The records below must be transcribed exactly. Do not include the pictures.

__Available data__:
=-=-=-=-=

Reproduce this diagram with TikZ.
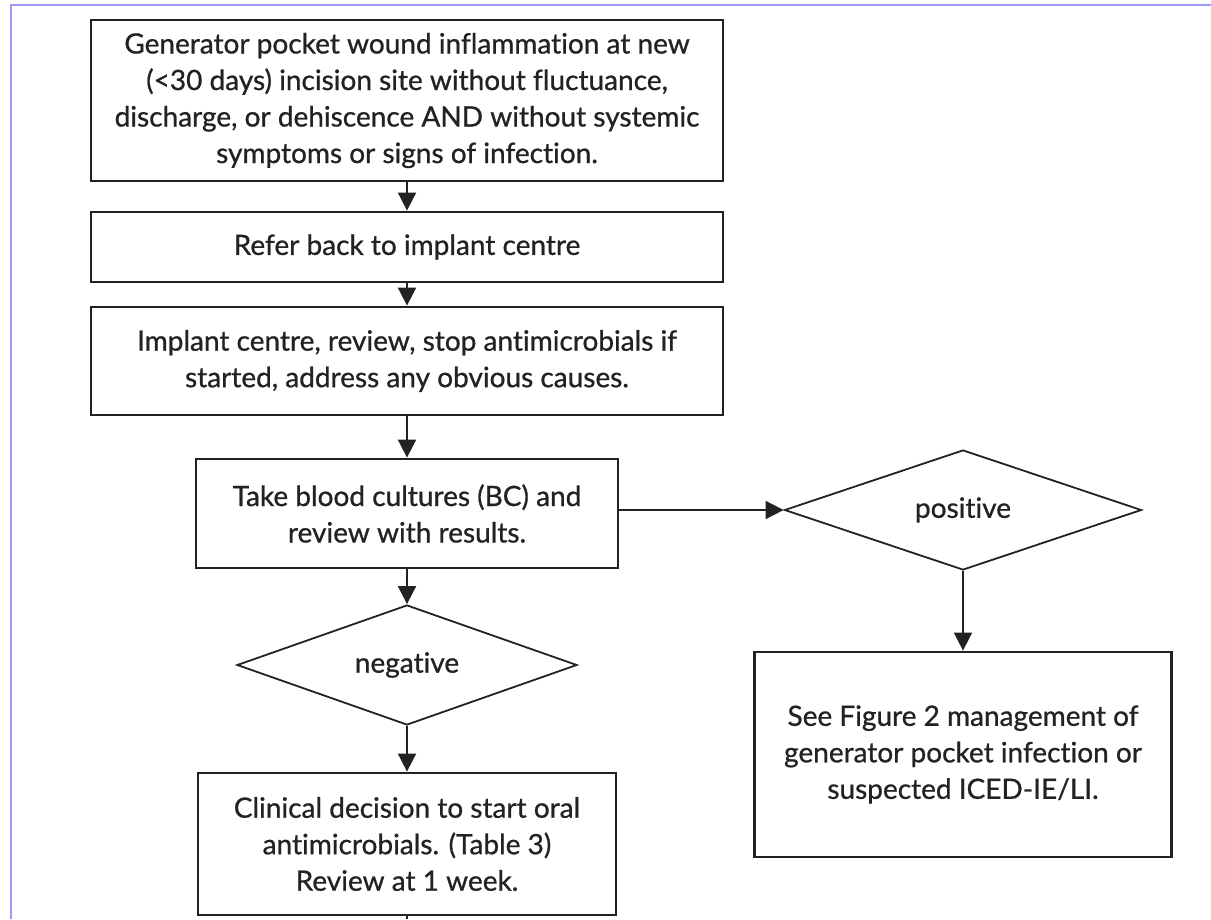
\documentclass[tikz,border=0pt]{standalone}
\usepackage{fontspec}
\setmainfont{Lato}[Ligatures={NoCommon,NoRare,NoContextual}, RawFeature={-liga;-dlig;-clig;-calt}, FakeBold=0.8]
\usetikzlibrary{shapes.geometric,arrows.meta}
\definecolor{ink}{HTML}{222222}
\definecolor{framecol}{HTML}{9C9CF8}
\begin{document}
\begin{tikzpicture}[x=1pt,y=-1pt,
  box/.style={draw=ink, line width=2.8pt, rectangle, inner sep=0pt, align=center, text=ink, font=\fontsize{28}{36.5}\selectfont},
  dec/.style={draw=ink, line width=1.8pt, diamond, aspect=3, inner sep=0pt, text=ink, font=\fontsize{28}{36.5}\selectfont},
  conn/.style={draw=ink, line width=1.8pt, -{Triangle[width=18pt,length=18pt]}},
]
\useasboundingbox (0,0) rectangle (1211,919);
\draw[framecol, line width=2pt] (1211,5) -- (11,5) -- (11,919);

\node[box, minimum width=632pt, minimum height=161pt] (b1) at (407,100.5)
  {Generator pocket wound inflammation at new\\(<30 days) incision site without fluctuance,\\discharge, or dehiscence AND without systemic\\symptoms or signs of infection.};
\node[box, minimum width=632pt, minimum height=70pt] (b2) at (407,247)
  {Refer back to implant centre};
\node[box, minimum width=632pt, minimum height=108pt] (b3) at (407,361)
  {Implant centre, review, stop antimicrobials if\\started, address any obvious causes.};
\node[box, minimum width=422pt, minimum height=109pt] (b4) at (407,513.5)
  {Take blood cultures (BC) and\\review with results.};
\node[dec, minimum width=340pt, minimum height=120pt] (neg) at (407,665) {negative};
\node[box, minimum width=418pt, minimum height=142pt] (b5) at (407,844)
  {Clinical decision to start oral\\antimicrobials. (Table 3)\\Review at 1 week.};
\node[dec, minimum width=357pt, minimum height=120pt] (pos) at (963,510) {positive};
\node[box, minimum width=417pt, minimum height=205pt] (b6) at (963,754.5)
  {See Figure 2 management of\\generator pocket infection or\\suspected ICED-IE/LI.};
\coordinate (bend) at (407,919);

\draw[conn] (b1) -- (b2);
\draw[conn] (b2) -- (b3);
\draw[conn] (b3) -- (b4);
\draw[conn] (b4) -- (neg);
\draw[conn] (neg) -- (b5);
\draw[conn] (pos.west -| b4.east) -- (pos.west);
\draw[conn] (pos) -- (b6);
\draw[draw=ink, line width=1.8pt] (b5.south) -- (bend);
\end{tikzpicture}
\end{document}
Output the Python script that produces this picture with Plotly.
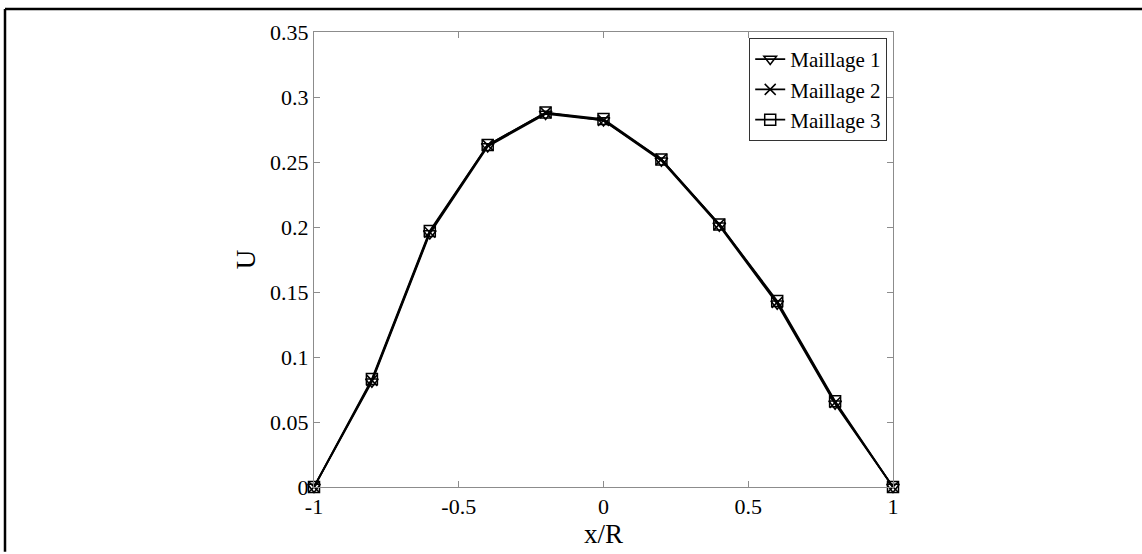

=-=-=-=-=

__Finished exercise__:
Reproduce this diagram with TikZ.
\documentclass[tikz,border=0pt]{standalone}
\usepackage{fontspec}
\setmainfont{Lato}[Ligatures={NoCommon,NoRare,NoContextual}, RawFeature={-liga;-dlig;-clig;-calt}, FakeBold=0.8]
\usetikzlibrary{shapes.geometric,arrows.meta}
\definecolor{ink}{HTML}{222222}
\definecolor{framecol}{HTML}{9C9CF8}
\begin{document}
\begin{tikzpicture}[x=1pt,y=-1pt,
  box/.style={draw=ink, line width=2.8pt, rectangle, inner sep=0pt, align=center, text=ink, font=\fontsize{28}{36.5}\selectfont},
  dec/.style={draw=ink, line width=1.8pt, diamond, aspect=3, inner sep=0pt, text=ink, font=\fontsize{28}{36.5}\selectfont},
  conn/.style={draw=ink, line width=1.8pt, -{Triangle[width=18pt,length=18pt]}},
]
\useasboundingbox (0,0) rectangle (1211,919);
\draw[framecol, line width=2pt] (1211,5) -- (11,5) -- (11,919);

\node[box, minimum width=632pt, minimum height=161pt] (b1) at (407,100.5)
  {Generator pocket wound inflammation at new\\(<30 days) incision site without fluctuance,\\discharge, or dehiscence AND without systemic\\symptoms or signs of infection.};
\node[box, minimum width=632pt, minimum height=70pt] (b2) at (407,247)
  {Refer back to implant centre};
\node[box, minimum width=632pt, minimum height=108pt] (b3) at (407,361)
  {Implant centre, review, stop antimicrobials if\\started, address any obvious causes.};
\node[box, minimum width=422pt, minimum height=109pt] (b4) at (407,513.5)
  {Take blood cultures (BC) and\\review with results.};
\node[dec, minimum width=340pt, minimum height=120pt] (neg) at (407,665) {negative};
\node[box, minimum width=418pt, minimum height=142pt] (b5) at (407,844)
  {Clinical decision to start oral\\antimicrobials. (Table 3)\\Review at 1 week.};
\node[dec, minimum width=357pt, minimum height=120pt] (pos) at (963,510) {positive};
\node[box, minimum width=417pt, minimum height=205pt] (b6) at (963,754.5)
  {See Figure 2 management of\\generator pocket infection or\\suspected ICED-IE/LI.};
\coordinate (bend) at (407,919);

\draw[conn] (b1) -- (b2);
\draw[conn] (b2) -- (b3);
\draw[conn] (b3) -- (b4);
\draw[conn] (b4) -- (neg);
\draw[conn] (neg) -- (b5);
\draw[conn] (pos.west -| b4.east) -- (pos.west);
\draw[conn] (pos) -- (b6);
\draw[draw=ink, line width=1.8pt] (b5.south) -- (bend);
\end{tikzpicture}
\end{document}
Output the Python script that produces this picture with Plotly.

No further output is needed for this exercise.